#### [LISTING]
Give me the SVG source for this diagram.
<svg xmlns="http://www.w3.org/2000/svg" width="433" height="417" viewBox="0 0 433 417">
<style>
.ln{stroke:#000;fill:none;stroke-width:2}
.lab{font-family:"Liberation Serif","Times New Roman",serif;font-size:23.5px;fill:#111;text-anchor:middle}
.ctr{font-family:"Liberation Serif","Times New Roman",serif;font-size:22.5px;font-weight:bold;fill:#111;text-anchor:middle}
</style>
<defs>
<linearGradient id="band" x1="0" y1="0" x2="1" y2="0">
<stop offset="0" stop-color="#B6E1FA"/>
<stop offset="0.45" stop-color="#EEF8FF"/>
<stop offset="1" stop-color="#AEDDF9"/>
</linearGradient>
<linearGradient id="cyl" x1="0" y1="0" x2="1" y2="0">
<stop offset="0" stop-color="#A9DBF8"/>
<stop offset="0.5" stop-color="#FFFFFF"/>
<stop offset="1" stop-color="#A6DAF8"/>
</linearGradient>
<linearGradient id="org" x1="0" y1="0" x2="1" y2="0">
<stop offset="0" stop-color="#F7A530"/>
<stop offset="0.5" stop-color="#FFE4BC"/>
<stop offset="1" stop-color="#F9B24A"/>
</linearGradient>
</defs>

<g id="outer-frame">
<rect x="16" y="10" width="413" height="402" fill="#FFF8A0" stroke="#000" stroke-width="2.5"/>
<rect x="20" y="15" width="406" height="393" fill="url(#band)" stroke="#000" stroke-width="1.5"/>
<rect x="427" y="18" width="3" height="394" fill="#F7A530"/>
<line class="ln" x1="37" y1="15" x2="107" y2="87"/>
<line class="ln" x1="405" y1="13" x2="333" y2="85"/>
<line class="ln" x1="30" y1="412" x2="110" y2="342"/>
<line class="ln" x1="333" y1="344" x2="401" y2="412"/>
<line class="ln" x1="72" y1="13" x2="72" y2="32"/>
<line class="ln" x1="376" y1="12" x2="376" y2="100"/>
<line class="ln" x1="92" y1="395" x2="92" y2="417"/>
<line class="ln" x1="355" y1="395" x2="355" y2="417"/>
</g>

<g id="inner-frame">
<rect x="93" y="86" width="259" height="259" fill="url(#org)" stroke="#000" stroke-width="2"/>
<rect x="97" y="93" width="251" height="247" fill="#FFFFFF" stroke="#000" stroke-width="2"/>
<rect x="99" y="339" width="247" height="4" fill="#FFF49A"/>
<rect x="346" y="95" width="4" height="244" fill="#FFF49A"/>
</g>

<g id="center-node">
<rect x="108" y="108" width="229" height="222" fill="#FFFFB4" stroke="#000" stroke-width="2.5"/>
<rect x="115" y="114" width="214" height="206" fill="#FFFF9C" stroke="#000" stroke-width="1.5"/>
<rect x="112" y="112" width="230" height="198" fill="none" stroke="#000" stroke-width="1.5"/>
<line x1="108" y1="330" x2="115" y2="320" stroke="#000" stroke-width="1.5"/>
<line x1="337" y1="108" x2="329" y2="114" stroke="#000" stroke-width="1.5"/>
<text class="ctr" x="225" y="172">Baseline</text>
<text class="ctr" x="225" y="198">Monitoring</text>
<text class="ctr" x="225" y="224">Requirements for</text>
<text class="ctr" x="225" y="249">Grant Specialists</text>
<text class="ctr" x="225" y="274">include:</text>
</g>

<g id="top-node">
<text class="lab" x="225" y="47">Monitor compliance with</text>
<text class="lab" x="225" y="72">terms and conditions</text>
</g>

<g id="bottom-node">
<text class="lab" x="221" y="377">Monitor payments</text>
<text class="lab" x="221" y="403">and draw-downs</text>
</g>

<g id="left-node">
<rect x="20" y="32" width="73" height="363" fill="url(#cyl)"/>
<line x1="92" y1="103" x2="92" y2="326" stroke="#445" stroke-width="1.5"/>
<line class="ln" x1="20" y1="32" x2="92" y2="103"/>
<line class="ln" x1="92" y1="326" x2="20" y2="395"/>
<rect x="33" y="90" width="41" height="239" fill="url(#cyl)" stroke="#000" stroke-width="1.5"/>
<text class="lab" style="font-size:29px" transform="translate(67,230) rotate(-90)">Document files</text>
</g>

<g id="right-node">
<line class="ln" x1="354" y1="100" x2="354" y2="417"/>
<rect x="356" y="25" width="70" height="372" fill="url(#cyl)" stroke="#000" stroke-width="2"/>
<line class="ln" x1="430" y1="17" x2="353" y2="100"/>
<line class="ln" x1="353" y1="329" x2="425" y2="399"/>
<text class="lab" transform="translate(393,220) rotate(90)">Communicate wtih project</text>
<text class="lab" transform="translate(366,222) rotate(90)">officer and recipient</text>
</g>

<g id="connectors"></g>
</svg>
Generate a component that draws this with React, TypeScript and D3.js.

#### [WHAT THE TASK REQUIRES]
Filter the records above and return every line that holds the word "with".

#### [ANSWER TO THIS EXERCISE]
<text class="lab" x="225" y="47">Monitor compliance with</text>
Generate a component that draws this with React, TypeScript and D3.js.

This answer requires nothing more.